The “new” American oil bonanza is not new, nor is it confined to oil. The first economical natural gas shale fracture was completed in 1998 by George Mitchell’s company, Mitchell Energy, using slick water fracturing. Since then, natural gas from shale has been the fastest growing contributor to total primary energy in the United States, with crude oil extraction from shale right behind.

Happily, Krause got the rest of it right when he noted that these are the lowest gasoline prices of any Labor Day weekend since 2010 and, without the development of fracking and horizontal drilling, gasoline prices would probably be twice what they currently are.

The combined oil production of the three largest oil fields in the United States — Bakken, Eagle Ford, and Permian Basin — is nearly 4.5 million barrels per day, up from just one million barrels per day as recently as 2008. In July of that year, the average price per gallon of regular gasoline in the United States was $4.11.

So, with all of that increased production, why haven’t gasoline prices dropped even further?

Part of the answer is the turmoil in the Middle East, which has removed from world supply an estimated 2.8 million barrels a day. Part of the answer is the enormous increase in demand for energy across the planet.
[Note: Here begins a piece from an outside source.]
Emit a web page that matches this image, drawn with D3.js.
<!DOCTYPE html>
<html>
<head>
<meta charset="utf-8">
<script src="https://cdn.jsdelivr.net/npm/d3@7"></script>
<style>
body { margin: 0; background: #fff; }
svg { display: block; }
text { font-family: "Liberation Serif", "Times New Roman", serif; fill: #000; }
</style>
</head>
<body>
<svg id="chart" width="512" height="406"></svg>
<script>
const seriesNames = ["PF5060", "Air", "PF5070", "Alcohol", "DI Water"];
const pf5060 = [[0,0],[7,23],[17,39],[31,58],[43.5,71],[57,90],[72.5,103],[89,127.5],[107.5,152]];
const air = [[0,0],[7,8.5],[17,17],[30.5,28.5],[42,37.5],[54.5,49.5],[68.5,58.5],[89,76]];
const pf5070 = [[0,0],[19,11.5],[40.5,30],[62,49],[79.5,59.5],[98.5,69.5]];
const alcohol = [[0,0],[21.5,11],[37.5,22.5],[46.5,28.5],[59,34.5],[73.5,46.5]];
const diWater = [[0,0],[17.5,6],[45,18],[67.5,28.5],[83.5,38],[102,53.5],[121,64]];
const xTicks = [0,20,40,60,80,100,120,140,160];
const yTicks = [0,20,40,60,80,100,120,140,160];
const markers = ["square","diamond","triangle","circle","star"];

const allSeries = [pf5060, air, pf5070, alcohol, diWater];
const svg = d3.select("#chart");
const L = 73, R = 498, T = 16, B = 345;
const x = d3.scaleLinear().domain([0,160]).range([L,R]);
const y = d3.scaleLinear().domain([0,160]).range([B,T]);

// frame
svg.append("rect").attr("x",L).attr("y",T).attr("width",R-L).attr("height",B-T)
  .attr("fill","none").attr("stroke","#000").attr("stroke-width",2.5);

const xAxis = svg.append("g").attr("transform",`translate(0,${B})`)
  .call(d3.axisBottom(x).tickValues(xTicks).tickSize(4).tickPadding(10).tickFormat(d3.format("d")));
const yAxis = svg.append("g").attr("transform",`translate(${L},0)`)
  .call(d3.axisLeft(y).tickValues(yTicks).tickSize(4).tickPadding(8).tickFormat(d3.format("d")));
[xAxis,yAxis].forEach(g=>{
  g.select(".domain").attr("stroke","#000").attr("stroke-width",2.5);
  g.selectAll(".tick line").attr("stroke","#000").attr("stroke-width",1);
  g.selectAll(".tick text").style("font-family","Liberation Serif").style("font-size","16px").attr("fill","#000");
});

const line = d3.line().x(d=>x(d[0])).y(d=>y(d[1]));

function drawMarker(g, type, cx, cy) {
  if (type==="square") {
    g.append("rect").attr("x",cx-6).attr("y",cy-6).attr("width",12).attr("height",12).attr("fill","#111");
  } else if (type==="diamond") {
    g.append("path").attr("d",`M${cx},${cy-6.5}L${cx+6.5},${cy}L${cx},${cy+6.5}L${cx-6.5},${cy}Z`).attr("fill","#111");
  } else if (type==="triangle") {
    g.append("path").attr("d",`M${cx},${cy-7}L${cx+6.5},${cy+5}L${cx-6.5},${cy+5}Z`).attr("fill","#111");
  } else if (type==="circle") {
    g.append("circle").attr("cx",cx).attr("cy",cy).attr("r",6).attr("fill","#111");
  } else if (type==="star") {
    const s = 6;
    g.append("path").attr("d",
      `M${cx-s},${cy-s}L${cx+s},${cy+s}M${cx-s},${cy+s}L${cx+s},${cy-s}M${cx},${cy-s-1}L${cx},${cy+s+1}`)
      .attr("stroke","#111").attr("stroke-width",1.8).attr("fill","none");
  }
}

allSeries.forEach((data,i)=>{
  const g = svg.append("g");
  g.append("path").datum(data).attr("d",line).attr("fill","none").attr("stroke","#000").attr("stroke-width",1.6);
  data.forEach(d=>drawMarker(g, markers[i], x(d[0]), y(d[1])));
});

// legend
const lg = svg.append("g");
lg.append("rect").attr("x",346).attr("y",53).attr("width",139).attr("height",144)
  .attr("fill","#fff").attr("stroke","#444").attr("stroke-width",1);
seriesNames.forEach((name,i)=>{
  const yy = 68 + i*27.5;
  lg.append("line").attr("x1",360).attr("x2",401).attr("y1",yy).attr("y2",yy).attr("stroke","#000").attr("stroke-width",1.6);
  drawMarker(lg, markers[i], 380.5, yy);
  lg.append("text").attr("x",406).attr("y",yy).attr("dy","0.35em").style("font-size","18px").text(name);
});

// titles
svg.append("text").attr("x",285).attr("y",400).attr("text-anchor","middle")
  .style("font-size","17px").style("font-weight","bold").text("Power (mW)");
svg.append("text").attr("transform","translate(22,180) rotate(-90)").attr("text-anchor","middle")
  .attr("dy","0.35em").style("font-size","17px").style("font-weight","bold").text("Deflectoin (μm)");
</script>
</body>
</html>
According to the Energy Information Agency and the U.S. Department of Agriculture, the world’s gross domestic product (GDP) has increased by more than 24 percent in just the last 10 years, while energy supply has increased less than five percent in that same period. Put simply, the enormous increases in energy supply in the United States have not been enough to keep up with the world’s demand for energy.
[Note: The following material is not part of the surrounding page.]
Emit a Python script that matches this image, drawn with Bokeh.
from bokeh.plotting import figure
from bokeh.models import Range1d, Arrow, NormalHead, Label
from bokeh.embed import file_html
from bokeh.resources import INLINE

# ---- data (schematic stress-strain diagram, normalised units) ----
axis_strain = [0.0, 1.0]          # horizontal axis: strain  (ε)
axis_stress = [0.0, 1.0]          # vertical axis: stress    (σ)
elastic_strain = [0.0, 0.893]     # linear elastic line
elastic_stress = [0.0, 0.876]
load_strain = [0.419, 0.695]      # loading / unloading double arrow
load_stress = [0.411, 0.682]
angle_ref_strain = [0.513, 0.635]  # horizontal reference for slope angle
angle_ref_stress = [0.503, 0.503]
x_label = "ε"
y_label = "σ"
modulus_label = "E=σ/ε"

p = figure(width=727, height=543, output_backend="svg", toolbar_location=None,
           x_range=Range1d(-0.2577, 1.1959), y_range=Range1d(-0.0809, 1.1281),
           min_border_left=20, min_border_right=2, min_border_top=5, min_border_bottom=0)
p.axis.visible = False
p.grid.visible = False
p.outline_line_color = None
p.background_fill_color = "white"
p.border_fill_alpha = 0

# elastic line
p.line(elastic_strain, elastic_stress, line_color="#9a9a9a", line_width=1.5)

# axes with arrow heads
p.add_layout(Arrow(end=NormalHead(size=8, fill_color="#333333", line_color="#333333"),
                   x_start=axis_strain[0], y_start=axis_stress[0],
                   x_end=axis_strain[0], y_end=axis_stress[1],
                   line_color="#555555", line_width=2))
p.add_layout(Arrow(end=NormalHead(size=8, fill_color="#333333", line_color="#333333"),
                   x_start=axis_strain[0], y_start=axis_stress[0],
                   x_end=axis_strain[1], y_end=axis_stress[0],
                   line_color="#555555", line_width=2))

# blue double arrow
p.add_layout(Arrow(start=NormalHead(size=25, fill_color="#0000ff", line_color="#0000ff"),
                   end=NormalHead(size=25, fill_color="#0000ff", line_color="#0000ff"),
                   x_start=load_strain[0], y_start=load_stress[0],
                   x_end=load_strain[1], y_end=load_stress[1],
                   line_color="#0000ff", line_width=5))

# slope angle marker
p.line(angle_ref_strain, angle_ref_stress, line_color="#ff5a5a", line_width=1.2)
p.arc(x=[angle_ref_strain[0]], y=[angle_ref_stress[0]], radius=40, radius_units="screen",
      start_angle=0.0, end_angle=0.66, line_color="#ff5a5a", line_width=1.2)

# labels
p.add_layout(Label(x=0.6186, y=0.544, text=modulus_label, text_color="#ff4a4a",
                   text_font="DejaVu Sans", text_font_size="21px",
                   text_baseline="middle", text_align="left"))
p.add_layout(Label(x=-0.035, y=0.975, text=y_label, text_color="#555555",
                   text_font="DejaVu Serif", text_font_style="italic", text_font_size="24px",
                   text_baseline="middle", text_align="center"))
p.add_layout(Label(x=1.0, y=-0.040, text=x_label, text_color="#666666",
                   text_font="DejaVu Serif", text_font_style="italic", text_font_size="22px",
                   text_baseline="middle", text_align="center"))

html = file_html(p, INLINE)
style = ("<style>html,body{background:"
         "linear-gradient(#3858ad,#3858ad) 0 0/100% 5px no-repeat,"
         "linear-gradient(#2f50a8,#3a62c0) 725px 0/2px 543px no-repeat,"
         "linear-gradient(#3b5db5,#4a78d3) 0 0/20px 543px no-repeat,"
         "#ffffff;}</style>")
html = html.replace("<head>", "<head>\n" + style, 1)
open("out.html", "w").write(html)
And then there are federal and state excise taxes. On the federal level they add 18.4 cents to each gallon of gas, while on the state level they add between 30 and 70 cents per gallon, depending on the state. For example, Alaska’s gasoline tax is 30.8 cents per gallon while California’s is 71.3 cents. The cheapest places to buy gas in the United States are in the southeast states of South Carolina, Mississippi, Virginia, Louisiana, and Alabama, where gas is less than $3.20 a gallon. On the other end of the scale, in Alaska gas is $4 a gallon, while gas in Hawaii is more than $4.28 a gallon.